娘が朝さめざめと泣いていて、一体どうしたのかと尋ねたら
「タブレットの番号がわからなくなりそうでこわいの、学校行きたくない」
と言う。そうかそうかと話を聞いて、パスコードを何か紙にメモしても良いか担任の先生に連絡帳で聞いてみるね、と言うことで決着した。
結論から言えば、その日持ち帰った学級便りにはパスコードが書いてあったし、家で一緒に使ったらわたしよりスイスイ使っていて驚いた。
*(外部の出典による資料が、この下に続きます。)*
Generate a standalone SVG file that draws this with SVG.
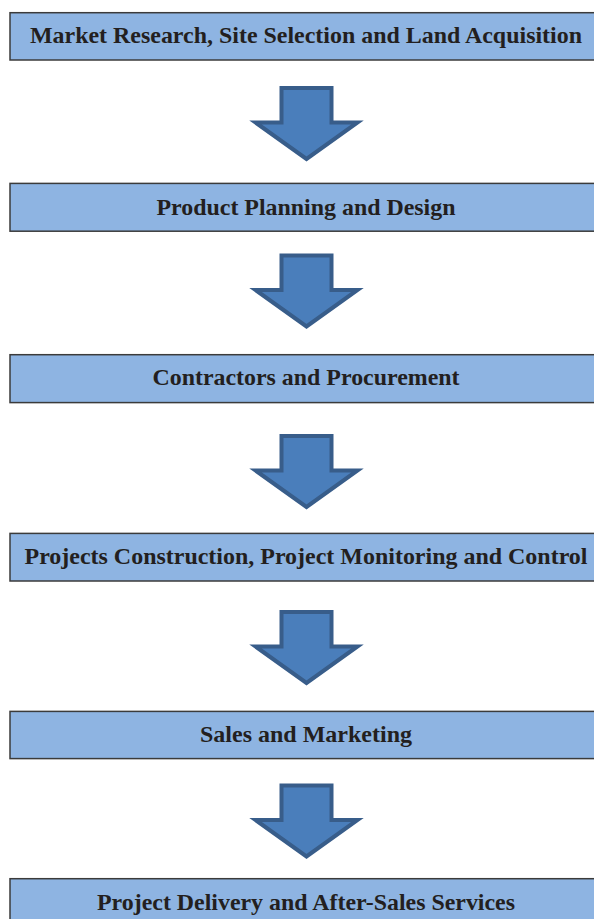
<svg xmlns="http://www.w3.org/2000/svg" xmlns:xlink="http://www.w3.org/1999/xlink" width="594" height="919" viewBox="0 0 594 919">
<style>
.box{fill:#8eb4e2;stroke:#3b3b3b;stroke-width:1.5}
.lbl{font-family:"Liberation Serif","Times New Roman",serif;font-weight:bold;font-size:24px;fill:#231f20;text-anchor:middle}
.arr{fill:#4a7ebb;stroke:#385d8a;stroke-width:4;stroke-linejoin:miter;stroke-miterlimit:10}
</style>
<defs>
<path id="down" class="arr" d="M281.5,2 H331.5 V36.5 H357.5 L306.5,73 L255.5,36.5 H281.5 Z"/>
</defs>
<rect width="594" height="919" fill="#ffffff"/>
<g id="connectors">
<use xlink:href="#down" transform="translate(0,86)"/>
<use xlink:href="#down" transform="translate(0,253.5)"/>
<use xlink:href="#down" transform="translate(0,434)"/>
<use xlink:href="#down" transform="translate(0,610)"/>
<use xlink:href="#down" transform="translate(0,783.5)"/>
</g>
<g id="node1">
<rect class="box" x="10" y="12.7" width="600" height="47.3"/>
<text class="lbl" x="306" y="43" textLength="552" lengthAdjust="spacingAndGlyphs">Market Research, Site Selection and Land Acquisition</text>
</g>
<g id="node2">
<rect class="box" x="10" y="183.4" width="600" height="47.8"/>
<text class="lbl" x="306" y="215" textLength="299" lengthAdjust="spacingAndGlyphs">Product Planning and Design</text>
</g>
<g id="node3">
<rect class="box" x="10" y="354.7" width="600" height="47.9"/>
<text class="lbl" x="306" y="384.5" textLength="307" lengthAdjust="spacingAndGlyphs">Contractors and Procurement</text>
</g>
<g id="node4">
<rect class="box" x="10" y="533.4" width="600" height="47.6"/>
<text class="lbl" x="306" y="563.5" textLength="563" lengthAdjust="spacingAndGlyphs">Projects Construction, Project Monitoring and Control</text>
</g>
<g id="node5">
<rect class="box" x="10" y="711.4" width="600" height="47.2"/>
<text class="lbl" x="306" y="742" textLength="212" lengthAdjust="spacingAndGlyphs">Sales and Marketing</text>
</g>
<g id="node6">
<rect class="box" x="10" y="878.7" width="600" height="60"/>
<text class="lbl" x="306" y="910" textLength="418" lengthAdjust="spacingAndGlyphs">Project Delivery and After-Sales Services</text>
</g>
</svg>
「はじめてタブレットを持ち帰って家で宿題をするということの不安があったのですね」と担任の先生からのコメントもいただき、やれやれ、と言う感じである。

とはいえ銀行の暗証番号もクレジットカードの暗証番号も職場のシステムのパスワードも忘れてしまう母である。この「番号わかんなかったらどうしよう」不安は毎度銀行へ行くたびに、勤務報告をするたびにハラハラしているんである。子が子なら親は親なんである。やれやれ。

というわけで、なんとなく娘の感じているその不安がわかってしまい、今回は連絡帳を使った。そして私も娘と同様小さなことが不安に感じるタイプである。夫や実家の家族からは、「変なところ豪胆なのに変なところすごく気にするよね」とお墨付きをもらっている。失敗したくないというのもあるし、予定外のことを楽しめる余裕のある時はいいけれど、そうでなければとことん調和外はシャットアウトしたい。かなり偏屈に生きているなぁと思うこともしばしばだ。

とはいえ、私の両親は門限には厳しかったが、変なところ放任でもあったので、「あーーー嫌だけど自分でなんとかしなきゃ」と思ってきた節がある。
でもそれってちょっと寂しい。重いランドセルを背負って学校に向かって学童もたくさんの宿題も頑張っている娘に「パスコードくらい自分でなんとかして」とするのも違う気がしたのだ。「失敗しても大丈夫だよ」「先生に聞けばおしえてくれるよ」という声がけをしたけれど
「ずっとは覚えられないの!失敗したら大変なことになっちゃうの!」と泣かれてしまった。うーん難しい。

そんなことがあった昨日。娘は繊細なんだろうか、ちゃんと友達はいるんだろうか、学童も負担なんだろうか、控えめすぎて積極性が足らんのでは私の育て方が…とぐるぐる考えていたら、一緒に校門についた。

いってらっしゃいと見送って、最初の頃はこちらをなん度も振り返っていた娘は、今は振り返りもせずにゆっくりだけれど歩いている。そこに後ろから高学年の女の子がやってきて、娘に声をかけて手を繋ぎながら下駄箱に向かっていった。
拍子抜けした。

学童でお姉ちゃんたちに遊んでもらった!と言っていたけれど、その一人かもしれない。何にせよ、彼女は彼女の世界を創り出しているのだ、と気づいた。

つい子供が転ばないように先回りしてしまいたくなる。それは彼女自身のためというより私自身の為だなと気づいては自己嫌悪になる。

けれど、それはもうほんの少しでいいのかもしれない。
彼女自身の世界を創れるのは私ではないし、彼女だけだから。

困った時に手を差し伸べられるように、ぎゅーして!と言われた時に抱きしめられるようにいられるようにしたいと思った朝だった。